■ **Task instructions**
Starting at the line that contains "Convert this chart" and stopping at the line that contains "import seaborn as sns", copy every line exactly, both ends included, without the pictures.
--- start of Exercise input ---
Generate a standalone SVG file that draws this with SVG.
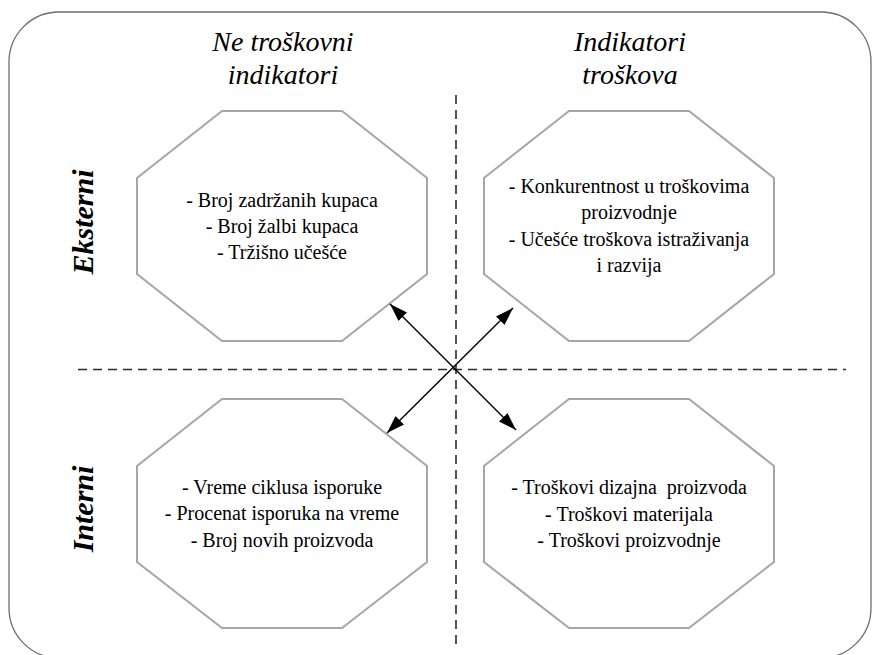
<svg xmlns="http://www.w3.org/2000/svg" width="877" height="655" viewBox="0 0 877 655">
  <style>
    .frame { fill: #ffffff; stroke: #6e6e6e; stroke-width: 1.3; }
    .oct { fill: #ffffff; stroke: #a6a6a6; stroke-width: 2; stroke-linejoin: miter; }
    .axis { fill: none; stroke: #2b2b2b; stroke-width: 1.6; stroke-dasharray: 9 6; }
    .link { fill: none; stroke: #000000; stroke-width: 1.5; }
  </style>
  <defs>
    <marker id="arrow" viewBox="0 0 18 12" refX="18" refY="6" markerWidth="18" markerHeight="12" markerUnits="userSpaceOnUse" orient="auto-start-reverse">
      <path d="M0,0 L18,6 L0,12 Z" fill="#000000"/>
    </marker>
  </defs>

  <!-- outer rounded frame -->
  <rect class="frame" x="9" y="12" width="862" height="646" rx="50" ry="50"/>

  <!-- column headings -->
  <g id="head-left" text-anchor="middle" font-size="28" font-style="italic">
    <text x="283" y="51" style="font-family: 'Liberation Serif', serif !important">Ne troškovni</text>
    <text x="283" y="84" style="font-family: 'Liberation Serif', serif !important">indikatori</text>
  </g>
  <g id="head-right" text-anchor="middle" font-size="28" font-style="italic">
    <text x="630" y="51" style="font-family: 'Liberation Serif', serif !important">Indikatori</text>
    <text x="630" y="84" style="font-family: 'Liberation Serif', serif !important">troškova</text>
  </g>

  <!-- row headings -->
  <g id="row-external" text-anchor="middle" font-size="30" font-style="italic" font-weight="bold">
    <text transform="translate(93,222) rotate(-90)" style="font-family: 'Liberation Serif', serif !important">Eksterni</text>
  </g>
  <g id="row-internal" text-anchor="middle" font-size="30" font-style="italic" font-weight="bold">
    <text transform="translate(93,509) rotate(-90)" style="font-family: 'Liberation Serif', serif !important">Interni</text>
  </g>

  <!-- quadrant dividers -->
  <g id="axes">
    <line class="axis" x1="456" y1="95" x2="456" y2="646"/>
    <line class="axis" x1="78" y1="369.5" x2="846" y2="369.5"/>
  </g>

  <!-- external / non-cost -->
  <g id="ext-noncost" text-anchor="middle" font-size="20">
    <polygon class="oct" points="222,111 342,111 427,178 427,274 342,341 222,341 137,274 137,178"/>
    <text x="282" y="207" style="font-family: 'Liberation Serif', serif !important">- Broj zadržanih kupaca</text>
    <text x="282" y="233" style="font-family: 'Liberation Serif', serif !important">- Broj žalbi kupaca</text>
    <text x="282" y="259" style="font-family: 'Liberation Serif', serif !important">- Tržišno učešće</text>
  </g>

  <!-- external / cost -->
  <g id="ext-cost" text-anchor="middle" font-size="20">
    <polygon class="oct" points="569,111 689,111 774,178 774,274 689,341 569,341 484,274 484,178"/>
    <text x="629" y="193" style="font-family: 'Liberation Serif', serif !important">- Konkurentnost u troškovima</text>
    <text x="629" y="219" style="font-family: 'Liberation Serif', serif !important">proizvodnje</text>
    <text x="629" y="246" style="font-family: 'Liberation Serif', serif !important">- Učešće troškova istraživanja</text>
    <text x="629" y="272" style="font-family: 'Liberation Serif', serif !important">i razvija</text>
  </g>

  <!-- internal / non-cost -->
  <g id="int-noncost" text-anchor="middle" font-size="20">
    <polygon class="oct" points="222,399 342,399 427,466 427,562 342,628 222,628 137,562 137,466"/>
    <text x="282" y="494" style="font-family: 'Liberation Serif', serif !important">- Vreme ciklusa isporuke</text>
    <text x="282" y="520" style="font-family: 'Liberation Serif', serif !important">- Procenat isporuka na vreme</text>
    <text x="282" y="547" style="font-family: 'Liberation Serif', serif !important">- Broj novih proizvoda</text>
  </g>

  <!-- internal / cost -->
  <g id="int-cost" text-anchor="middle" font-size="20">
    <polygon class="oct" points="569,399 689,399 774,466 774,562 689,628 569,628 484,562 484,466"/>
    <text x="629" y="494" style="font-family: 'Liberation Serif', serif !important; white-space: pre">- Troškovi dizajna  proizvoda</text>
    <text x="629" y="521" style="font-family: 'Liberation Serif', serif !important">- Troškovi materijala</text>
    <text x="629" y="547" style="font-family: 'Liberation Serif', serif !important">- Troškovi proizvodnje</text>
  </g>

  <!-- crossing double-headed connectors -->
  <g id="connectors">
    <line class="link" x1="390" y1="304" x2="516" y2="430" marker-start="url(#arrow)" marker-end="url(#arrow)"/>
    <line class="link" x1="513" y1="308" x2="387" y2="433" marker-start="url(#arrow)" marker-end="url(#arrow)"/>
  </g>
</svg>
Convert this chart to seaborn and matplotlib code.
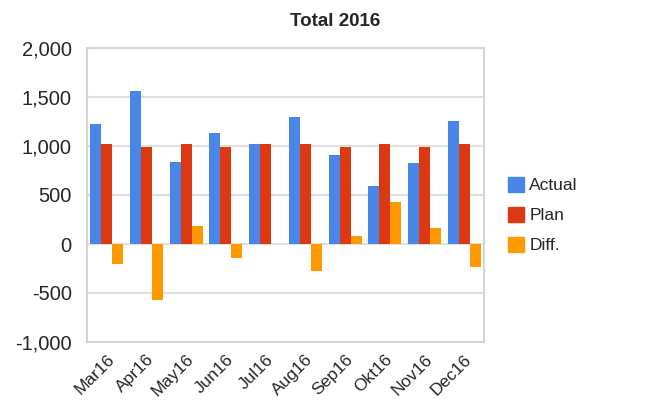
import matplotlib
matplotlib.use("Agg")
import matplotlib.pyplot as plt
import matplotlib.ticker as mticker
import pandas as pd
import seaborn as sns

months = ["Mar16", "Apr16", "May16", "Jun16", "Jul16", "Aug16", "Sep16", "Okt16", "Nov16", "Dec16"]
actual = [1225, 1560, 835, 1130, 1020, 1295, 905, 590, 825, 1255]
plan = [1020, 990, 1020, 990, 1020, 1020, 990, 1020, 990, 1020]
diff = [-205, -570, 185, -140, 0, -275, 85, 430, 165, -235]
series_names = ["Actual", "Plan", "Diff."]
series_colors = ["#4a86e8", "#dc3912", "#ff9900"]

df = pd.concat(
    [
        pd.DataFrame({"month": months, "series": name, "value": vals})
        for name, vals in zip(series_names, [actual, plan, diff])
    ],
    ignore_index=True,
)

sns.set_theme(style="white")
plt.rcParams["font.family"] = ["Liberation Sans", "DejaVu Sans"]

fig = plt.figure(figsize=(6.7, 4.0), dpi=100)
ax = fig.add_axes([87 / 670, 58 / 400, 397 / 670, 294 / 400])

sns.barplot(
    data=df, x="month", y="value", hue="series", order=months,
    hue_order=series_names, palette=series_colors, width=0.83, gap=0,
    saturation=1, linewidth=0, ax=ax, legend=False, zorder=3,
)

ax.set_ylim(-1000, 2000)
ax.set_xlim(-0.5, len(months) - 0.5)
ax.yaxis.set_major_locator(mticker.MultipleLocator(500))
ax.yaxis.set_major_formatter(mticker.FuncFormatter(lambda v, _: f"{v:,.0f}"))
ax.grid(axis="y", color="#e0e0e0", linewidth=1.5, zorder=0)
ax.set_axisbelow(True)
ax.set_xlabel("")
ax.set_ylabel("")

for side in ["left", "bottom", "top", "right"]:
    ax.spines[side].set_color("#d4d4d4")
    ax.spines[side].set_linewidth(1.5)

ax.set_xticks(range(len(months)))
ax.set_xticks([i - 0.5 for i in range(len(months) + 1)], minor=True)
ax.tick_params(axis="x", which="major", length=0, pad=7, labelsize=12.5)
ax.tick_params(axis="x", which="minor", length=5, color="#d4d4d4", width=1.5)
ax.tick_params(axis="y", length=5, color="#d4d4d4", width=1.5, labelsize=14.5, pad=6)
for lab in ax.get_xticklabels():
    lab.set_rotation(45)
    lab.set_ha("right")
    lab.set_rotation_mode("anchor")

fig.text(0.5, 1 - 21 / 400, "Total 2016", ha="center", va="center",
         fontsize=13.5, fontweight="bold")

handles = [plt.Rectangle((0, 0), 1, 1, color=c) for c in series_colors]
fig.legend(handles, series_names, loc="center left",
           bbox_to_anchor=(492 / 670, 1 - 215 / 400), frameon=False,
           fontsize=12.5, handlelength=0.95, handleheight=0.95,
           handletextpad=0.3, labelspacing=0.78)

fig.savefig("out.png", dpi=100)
--- end of Exercise input ---
■ **Solution to the problem**
Convert this chart to seaborn and matplotlib code.
import matplotlib
matplotlib.use("Agg")
import matplotlib.pyplot as plt
import matplotlib.ticker as mticker
import pandas as pd
import seaborn as sns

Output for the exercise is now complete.